> [Task requirements]:
Please write the listing below out again exactly, leaving every picture behind.

## Start Supplied data

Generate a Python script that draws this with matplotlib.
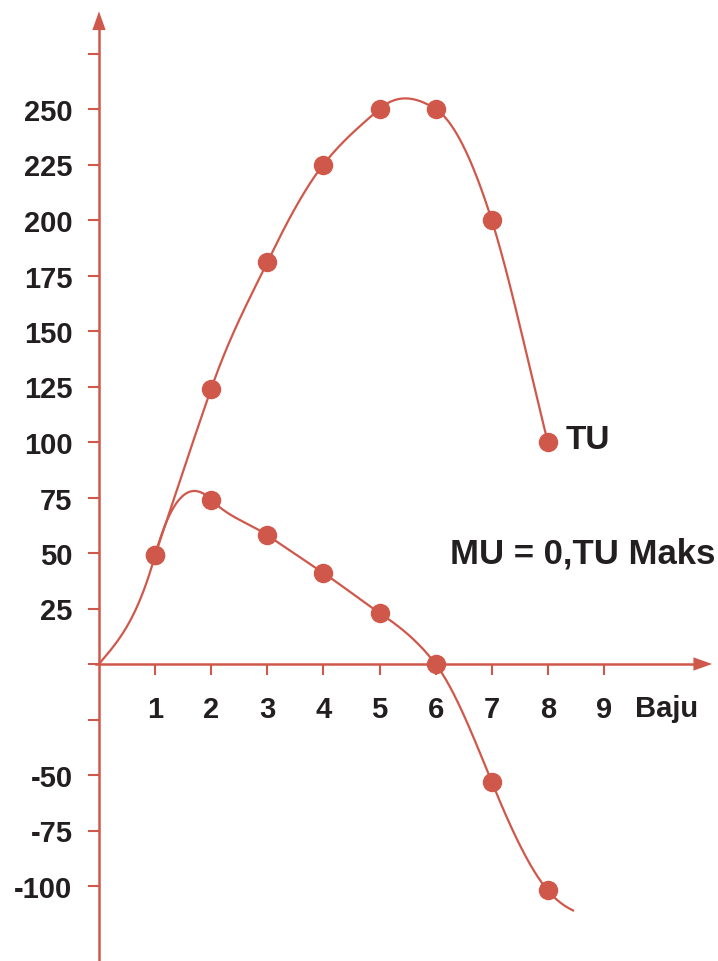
import numpy as np
import matplotlib.pyplot as plt

# Data
units = [1, 2, 3, 4, 5, 6, 7, 8]
tu = [49, 124, 181, 225, 250, 250, 200, 100]
mu = [49, 74, 58, 41, 23, 0, -53, -102]
y_ticks = [-100, -75, -50, -25, 0, 25, 50, 75, 100, 125, 150, 175, 200, 225, 250, 275]
y_labels = ['-100', '-75', '-50', '', '', '25', '50', '75', '100', '125', '150',
            '175', '200', '225', '250', '']
x_ticks = [1, 2, 3, 4, 5, 6, 7, 8, 9]

# curve shape: slope of each curve at its points
tu_slope = [75, 72, 52, 32, 22, -16, -80, -100]
mu_start = (0, 0)
mu_end = (8.45, -111)
mu_slope = [30, 90, -25, -17, -17, -17, -33, -62, -30, -12]

red = '#D0584B'
ink = '#231f20'


def hermite(xs, ys, ss, n=60):
    px, py = [], []
    for i in range(len(xs) - 1):
        h = xs[i + 1] - xs[i]
        t = np.linspace(0, 1, n)
        h00 = 2 * t**3 - 3 * t**2 + 1
        h10 = t**3 - 2 * t**2 + t
        h01 = -2 * t**3 + 3 * t**2
        h11 = t**3 - t**2
        px.append(xs[i] + t * h)
        py.append(h00 * ys[i] + h10 * h * ss[i] + h01 * ys[i + 1] + h11 * h * ss[i + 1])
    return np.concatenate(px), np.concatenate(py)


fig = plt.figure(figsize=(7.18, 9.62), dpi=100)
ax = fig.add_axes([0, 0, 1, 1])
ax.set_xlim(-99 / 56.1, (718 - 99) / 56.1)
ax.set_ylim(-(962 - 665) / 2.22, 665 / 2.22)

# axes through the origin, with arrow heads
for s in ['top', 'right']:
    ax.spines[s].set_visible(False)
ax.spines['left'].set_position(('data', 0))
ax.spines['bottom'].set_position(('data', 0))
ax.spines['left'].set_bounds(-140, 288)
ax.spines['bottom'].set_bounds(-0.05, 10.7)
for s in ['left', 'bottom']:
    ax.spines[s].set_color(red)
    ax.spines[s].set_linewidth(1.8)
head = dict(arrowstyle='-|>,head_length=0.9,head_width=0.32', mutation_scale=15,
            color=red, lw=0, shrinkA=0, shrinkB=0)
ax.annotate('', xy=(0, 294), xytext=(0, 280), arrowprops=head, annotation_clip=False)
ax.annotate('', xy=(10.93, 0), xytext=(10.5, 0), arrowprops=head, annotation_clip=False)

ax.set_yticks(y_ticks)
ax.set_yticklabels(y_labels)
ax.set_xticks(x_ticks)
ax.tick_params(axis='both', colors=red, width=1.5, length=8,
               labelcolor=ink, labelsize=21)
ax.tick_params(axis='y', pad=11)
ax.tick_params(axis='x', pad=14)
for lab in ax.get_xticklabels() + ax.get_yticklabels():
    lab.set_fontweight('bold')
    lab.set_fontfamily('Liberation Sans')

# TU curve (its first stretch is shared with MU)
xx, yy = hermite(units, tu, tu_slope)
ax.plot(xx, yy, color=red, lw=1.6)
ax.plot(units, tu, 'o', color=red, ms=13)

# MU curve
mx = [mu_start[0]] + units + [mu_end[0]]
my = [mu_start[1]] + mu + [mu_end[1]]
xx, yy = hermite(mx, my, mu_slope)
ax.plot(xx, yy, color=red, lw=1.6)
ax.plot(units, mu, 'o', color=red, ms=13)

font = dict(family='Liberation Sans', weight='bold', color=ink)
ax.text(9.55, -13.5, 'Baju', fontsize=21, va='top', ha='left', **font)
ax.text(8.32, 101, 'TU', fontsize=24, va='center', ha='left', **font)
ax.text(6.26, 50, 'MU = 0,TU Maks', fontsize=25, va='center', ha='left', **font)

fig.savefig('out.png', dpi=100)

## End Supplied data

> [Expected output]:
Generate a Python script that draws this with matplotlib.
import numpy as np
import matplotlib.pyplot as plt

# Data
units = [1, 2, 3, 4, 5, 6, 7, 8]
tu = [49, 124, 181, 225, 250, 250, 200, 100]
mu = [49, 74, 58, 41, 23, 0, -53, -102]
y_ticks = [-100, -75, -50, -25, 0, 25, 50, 75, 100, 125, 150, 175, 200, 225, 250, 275]
y_labels = ['-100', '-75', '-50', '', '', '25', '50', '75', '100', '125', '150',
            '175', '200', '225', '250', '']
x_ticks = [1, 2, 3, 4, 5, 6, 7, 8, 9]

# curve shape: slope of each curve at its points
tu_slope = [75, 72, 52, 32, 22, -16, -80, -100]
mu_start = (0, 0)
mu_end = (8.45, -111)
mu_slope = [30, 90, -25, -17, -17, -17, -33, -62, -30, -12]

red = '#D0584B'
ink = '#231f20'


def hermite(xs, ys, ss, n=60):
    px, py = [], []
    for i in range(len(xs) - 1):
        h = xs[i + 1] - xs[i]
        t = np.linspace(0, 1, n)
        h00 = 2 * t**3 - 3 * t**2 + 1
        h10 = t**3 - 2 * t**2 + t
        h01 = -2 * t**3 + 3 * t**2
        h11 = t**3 - t**2
        px.append(xs[i] + t * h)
        py.append(h00 * ys[i] + h10 * h * ss[i] + h01 * ys[i + 1] + h11 * h * ss[i + 1])
    return np.concatenate(px), np.concatenate(py)


fig = plt.figure(figsize=(7.18, 9.62), dpi=100)
ax = fig.add_axes([0, 0, 1, 1])
ax.set_xlim(-99 / 56.1, (718 - 99) / 56.1)
ax.set_ylim(-(962 - 665) / 2.22, 665 / 2.22)

# axes through the origin, with arrow heads
for s in ['top', 'right']:
    ax.spines[s].set_visible(False)
ax.spines['left'].set_position(('data', 0))
ax.spines['bottom'].set_position(('data', 0))
ax.spines['left'].set_bounds(-140, 288)
ax.spines['bottom'].set_bounds(-0.05, 10.7)
for s in ['left', 'bottom']:
    ax.spines[s].set_color(red)
    ax.spines[s].set_linewidth(1.8)
head = dict(arrowstyle='-|>,head_length=0.9,head_width=0.32', mutation_scale=15,
            color=red, lw=0, shrinkA=0, shrinkB=0)
ax.annotate('', xy=(0, 294), xytext=(0, 280), arrowprops=head, annotation_clip=False)
ax.annotate('', xy=(10.93, 0), xytext=(10.5, 0), arrowprops=head, annotation_clip=False)

ax.set_yticks(y_ticks)
ax.set_yticklabels(y_labels)
ax.set_xticks(x_ticks)
ax.tick_params(axis='both', colors=red, width=1.5, length=8,
               labelcolor=ink, labelsize=21)
ax.tick_params(axis='y', pad=11)
ax.tick_params(axis='x', pad=14)
for lab in ax.get_xticklabels() + ax.get_yticklabels():
    lab.set_fontweight('bold')
    lab.set_fontfamily('Liberation Sans')

# TU curve (its first stretch is shared with MU)
xx, yy = hermite(units, tu, tu_slope)
ax.plot(xx, yy, color=red, lw=1.6)
ax.plot(units, tu, 'o', color=red, ms=13)

# MU curve
mx = [mu_start[0]] + units + [mu_end[0]]
my = [mu_start[1]] + mu + [mu_end[1]]
xx, yy = hermite(mx, my, mu_slope)
ax.plot(xx, yy, color=red, lw=1.6)
ax.plot(units, mu, 'o', color=red, ms=13)

font = dict(family='Liberation Sans', weight='bold', color=ink)
ax.text(9.55, -13.5, 'Baju', fontsize=21, va='top', ha='left', **font)
ax.text(8.32, 101, 'TU', fontsize=24, va='center', ha='left', **font)
ax.text(6.26, 50, 'MU = 0,TU Maks', fontsize=25, va='center', ha='left', **font)

fig.savefig('out.png', dpi=100)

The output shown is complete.